A. Sure, of course. You’re sitting there in one of the swing state where Trump and Clinton are battling it out for the soul of America.
Q. Yes, I think we all should be getting ourselves involved. But the answer is also there are times where you can hit people over the head with politics and times you can’t. I don’t know when one candidate is better than the other, but getting to the heart of that question…
For instance, some things are more socially political than other things. One of the things I’ve written is a black pulp character in the segregated L.A. 1930’s. I have to show the history when that’s the reality of the story, as it helps make the story richer and is true to what was going on.
Hopefully a year from now, I’m hoping Trump isn’t president, we can look back and have some sort of analysis of this climate. We do know, for good or for ill, Trump is touching something that is out there. Whether it’s among the disenchantment of the white working class or something else, he is nonetheless touching it. It’s a reaction to change, which for some people brings out the “Let’s go back to the old days” mentality.

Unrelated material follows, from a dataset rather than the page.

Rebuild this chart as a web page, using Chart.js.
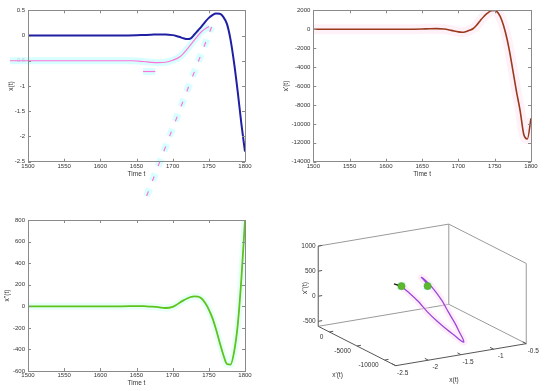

I’m a guy who writes middle or low brow entertainment, but as I’ve said before most of our current reality is going to leak into my stories. I could be really comfortable writing just black characters, but I gotta write white characters, Latino characters, old characters, any walk of life really, to get a rich tapestry of reality in my stories. I want them to make them dimensional, and so even though we may be individuals, we are shaped by our environments and cultures, and that gets in the stories. So I think as much as you can, as a writer, you are an anthropologist watching life categorizing certain things making lists in your head, to get a cross pollination of characters. My teaching gig has a similar feel, because it’s a spread of people of all ages and life, and they are all trying to write their books.
Phillips’ Peepland miniseries will be published October 12th, with The Vigilante: Southland following soon after with an October 26th release date.